I open my tired eyelids and for the first time lay sight on the precious little baby that is my son.
He’s absolutely perfect. Violet will be thrilled.
“Hey, little guy.” I sniff, trying to reign in my tears. “I’m so happy you’re here.”
And I really am. I don’t feel the sense of fear I expected to.
I thought I’d be encompassed with worry for his heart – that he might have the same condition his sister does, but instead I just feel at peace, knowing that my family is finally complete.
***
Leanne
Present day
I glance into Violet’s studio in surprise.
This door is never open and when Violet’s in here, she’s always alone.
That’s why I’m so shocked to see Charlie in here, rummaging around in the huge collection of paint and brushes that Violet has accumulated over the years.
He’s got a big pad of paper tucked under his arm and he’s tossing a seemingly random collection of things into a box.
I’ve been in this room only a handful of times, and always, always supervised by Violet.
She’s a very private person, especially where her art is concerned, and as hard as that has been for me to accept, I know I have to.
Painting is her outlet… it’s her therapy, and it’s the only type that’s ever worked for her.
I’ve taken her to see countless professionals, some of them costing us hundreds and hundreds of dollars per hour, but none of them have been able to give Violet the same sense of peace that she seems to find when she creates a work of art.

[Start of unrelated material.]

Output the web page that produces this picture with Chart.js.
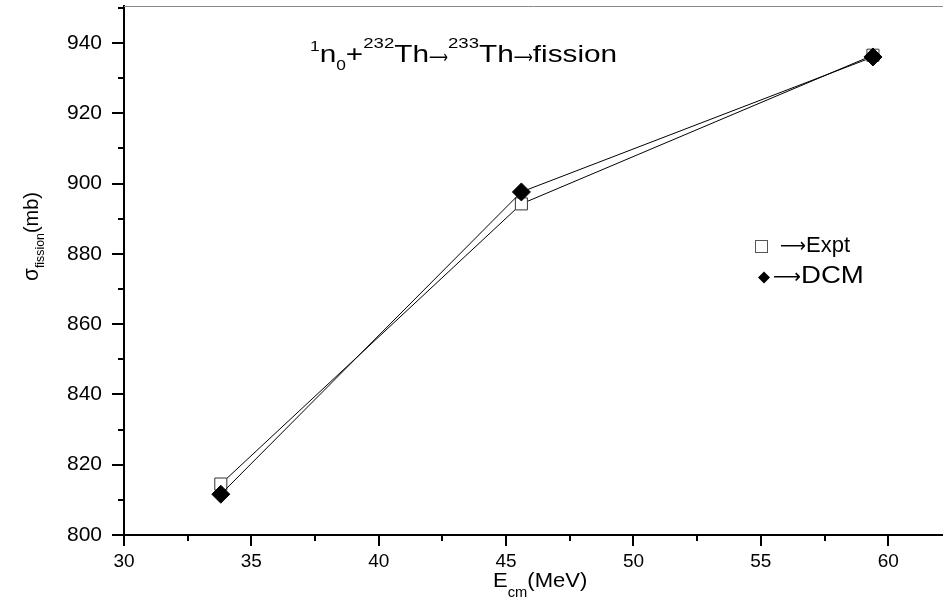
<!DOCTYPE html>
<html>
<head>
<meta charset="utf-8">
<script src="https://cdn.jsdelivr.net/npm/chart.js@4.4.1/dist/chart.umd.min.js"></script>
<style>
  html, body { margin: 0; padding: 0; background: #fff; }
  #wrap { width: 943px; height: 602px; }
</style>
</head>
<body>
<div id="wrap"><canvas id="fissionChart"></canvas></div>
<script>
// values
var energies = [33.8, 45.6, 59.4];
var exptValues = [814.5, 894.2, 936.5];
var dcmValues = [811.6, 897.6, 936.0];
var xTicks = [30, 35, 40, 45, 50, 55, 60];
var yTicks = [800, 820, 840, 860, 880, 900, 920, 940];

var FONT = '"Liberation Sans", Arial, sans-serif';
var ARROW_FONT = '"DejaVu Sans", sans-serif';

function toPoints(xs, ys) {
  return xs.map(function (x, i) { return { x: x, y: ys[i] }; });
}

// text made of pieces: [text, size, dy, targetWidth, family]
function drawRich(ctx, x, y, parts, sx) {
  ctx.save();
  ctx.translate(x, y);
  ctx.scale(sx || 1, 1);
  ctx.fillStyle = '#000';
  ctx.textBaseline = 'alphabetic';
  var cx = 0;
  parts.forEach(function (p) {
    ctx.font = p[1] + 'px ' + (p[4] || FONT);
    var w = ctx.measureText(p[0]).width;
    var k = p[3] ? p[3] / (sx || 1) / w : 1;
    ctx.save();
    ctx.translate(cx, p[2] || 0);
    ctx.scale(k, 1);
    ctx.fillText(p[0], 0, 0);
    ctx.restore();
    cx += w * k;
  });
  ctx.restore();
}

var extras = {
  id: 'extras',
  afterDraw: function (chart) {
    var ctx = chart.ctx;
    var area = chart.chartArea;
    var xs = chart.scales.x, ys = chart.scales.y;

    ctx.save();
    // thin grey top frame
    ctx.strokeStyle = '#8a8a8a';
    ctx.lineWidth = 1;
    ctx.beginPath();
    ctx.moveTo(area.left, area.top + 0.5);
    ctx.lineTo(area.right, area.top + 0.5);
    ctx.stroke();

    // outward ticks, major + minor
    ctx.strokeStyle = '#000';
    ctx.lineWidth = 2;
    ctx.beginPath();
    xTicks.forEach(function (v) {
      var px = Math.round(xs.getPixelForValue(v));
      ctx.moveTo(px, area.bottom); ctx.lineTo(px, area.bottom + 11);
      var mid = xs.getPixelForValue(v + (xTicks[1] - xTicks[0]) / 2);
      if (mid < area.right) {
        mid = Math.round(mid);
        ctx.moveTo(mid, area.bottom); ctx.lineTo(mid, area.bottom + 6);
      }
    });
    yTicks.forEach(function (v) {
      var py = Math.round(ys.getPixelForValue(v));
      ctx.moveTo(area.left, py); ctx.lineTo(area.left - 12, py);
      var mid = ys.getPixelForValue(v + (yTicks[1] - yTicks[0]) / 2);
      if (mid > area.top) {
        mid = Math.round(mid);
        ctx.moveTo(area.left, mid); ctx.lineTo(area.left - 6, mid);
      }
    });
    ctx.stroke();
    ctx.restore();

    // reaction label
    drawRich(ctx, 310, 62, [
      ['1', 14, -11], ['n', 24], ['0', 14, 8], ['+', 24],
      ['232', 15, -14], ['Th', 24], ['\u27f6', 18, 1, 19, ARROW_FONT],
      ['233', 15, -14], ['Th', 24], ['\u27f6', 18, 1, 19, ARROW_FONT],
      ['fission', 24]
    ], 1.24);

    // axis titles
    ctx.save();
    ctx.translate(38, 281);
    ctx.rotate(-Math.PI / 2);
    drawRich(ctx, 0, 0, [
      ['\u03c3', 22], ['fission', 13, 6], ['(mb)', 21]
    ], 0.95);
    ctx.restore();

    drawRich(ctx, 493, 587, [
      ['E', 21], ['cm', 14, 10], ['(MeV)', 21]
    ], 1.05);

    // legend
    ctx.save();
    ctx.strokeStyle = '#555';
    ctx.lineWidth = 1;
    ctx.fillStyle = '#fff';
    ctx.fillRect(755.5, 240.5, 12, 12);
    ctx.strokeRect(755.5, 240.5, 12, 12);
    ctx.fillStyle = '#000';
    ctx.beginPath();
    ctx.moveTo(758, 277.5); ctx.lineTo(764, 271.5); ctx.lineTo(770, 277.5); ctx.lineTo(764, 283.5);
    ctx.closePath();
    ctx.fill();
    ctx.restore();
    drawRich(ctx, 780, 252, [['\u27f6', 20, 0, 26, ARROW_FONT], ['Expt', 22]], 1.0);
    drawRich(ctx, 773, 283, [['\u27f6', 20, 0, 28, ARROW_FONT], ['DCM', 24]], 1.15);
  }
};

function noPadding(scale) {
  scale.paddingTop = 0;
  scale.paddingBottom = 0;
  scale.paddingLeft = 0;
  scale.paddingRight = 0;
}

var ctx = document.getElementById('fissionChart').getContext('2d');
var fissionChart = new Chart(ctx, {
  type: 'scatter',
  data: {
    datasets: [
      {
        label: 'Expt',
        data: toPoints(energies, exptValues),
        showLine: true,
        borderColor: '#000',
        borderWidth: 1,
        pointStyle: 'rect',
        pointRadius: 8.5,
        pointHoverRadius: 8.5,
        pointBackgroundColor: '#fff',
        pointBorderColor: '#333',
        pointBorderWidth: 1,
        order: 2
      },
      {
        label: 'DCM',
        data: toPoints(energies, dcmValues),
        showLine: true,
        borderColor: '#000',
        borderWidth: 1,
        pointStyle: 'rectRot',
        pointRadius: 9,
        pointHoverRadius: 9,
        pointBackgroundColor: '#000',
        pointBorderColor: '#000',
        pointBorderWidth: 1,
        order: 1
      }
    ]
  },
  options: {
    responsive: true,
    maintainAspectRatio: false,
    animation: false,
    layout: { autoPadding: false, padding: { top: 6, left: 0, right: 0, bottom: 0 } },
    plugins: {
      legend: { display: false },
      tooltip: { enabled: false },
      title: { display: false }
    },
    scales: {
      x: {
        type: 'linear',
        min: 30,
        max: 62.15,
        grid: { display: false },
        border: { display: true, color: '#000', width: 2 },
        afterBuildTicks: function (scale) {
          scale.ticks = xTicks.map(function (v) { return { value: v }; });
        },
        afterFit: function (scale) { scale.height = 67; noPadding(scale); },
        ticks: {
          color: '#000',
          padding: 7,
          maxRotation: 0,
          font: { family: FONT, size: 19 }
        }
      },
      y: {
        type: 'linear',
        min: 800,
        max: 950.5,
        grid: { display: false },
        border: { display: true, color: '#000', width: 2 },
        afterBuildTicks: function (scale) {
          scale.ticks = yTicks.map(function (v) { return { value: v }; });
        },
        afterFit: function (scale) { scale.width = 124; noPadding(scale); },
        ticks: {
          color: '#000',
          padding: 14,
          font: { family: FONT, size: 21 }
        }
      }
    }
  },
  plugins: [extras]
});
</script>
</body>
</html>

I’ve seen her pictures before. She paints me something
every year for my birthday, but I’ve seen none of her real stuff. Nothing that she’s painted to represent the way she feels.
I already know that they’ll be phenomenal; she’s an incredibly talented artist – I know that without even needing to see anything she’s created in the privacy of this room for the past six or more years – I can just feel it.
“What are you doing in here?”
Charlie jumps in the air at the sound of my voice behind him.
I don’t know what he’s up to, but it’s obvious he’s not meant to be in here any more than I am.
“Christ, Mum, you scared me.”
I’m so tempted to go into the room after him, but given that Violet wasn’t expecting to wind up with an extended hospital stay, I doubt that she left her work in a state she’d consider acceptable for me to view, so I stay strong – and wait at the door where I know I should.
“I don’t think your sister would be too happy about you being in here.”
Truthfully, I’m more interested to know how he got in here.
Violet never leaves the door unlocked, and as far as I was aware, she only has the one key.
Charlie tosses a couple more things in the box and tucks it under his other arm.
“I know,” he replies sheepishly. “She’s gonna be pissed, but I’m hoping she’ll forgive me if it means to she gets to paint.”
“You’re taking all that in to her?”
I’m not sure what I was expecting his excuse for being in here to be, but it certainly wasn’t this.
“Yeah…” He shuffles out the door and I step out of his way.
I hold my arms out to take the box from him and he gratefully hands it over before locking the door behind himself.
“I know she’s missing it. She gets all moody when she can’t paint.”
I can almost feel my heart swelling with pride in my chest.
I might not have been a perfect parent, but I must have done something right along the way if my seventeen-year-old son is this considerate.
A typical Saturday in the life of Charlie consists of surfing or skating, hanging out with his mates, chasing girls and trying to get his underage mitts on half a dozen beers.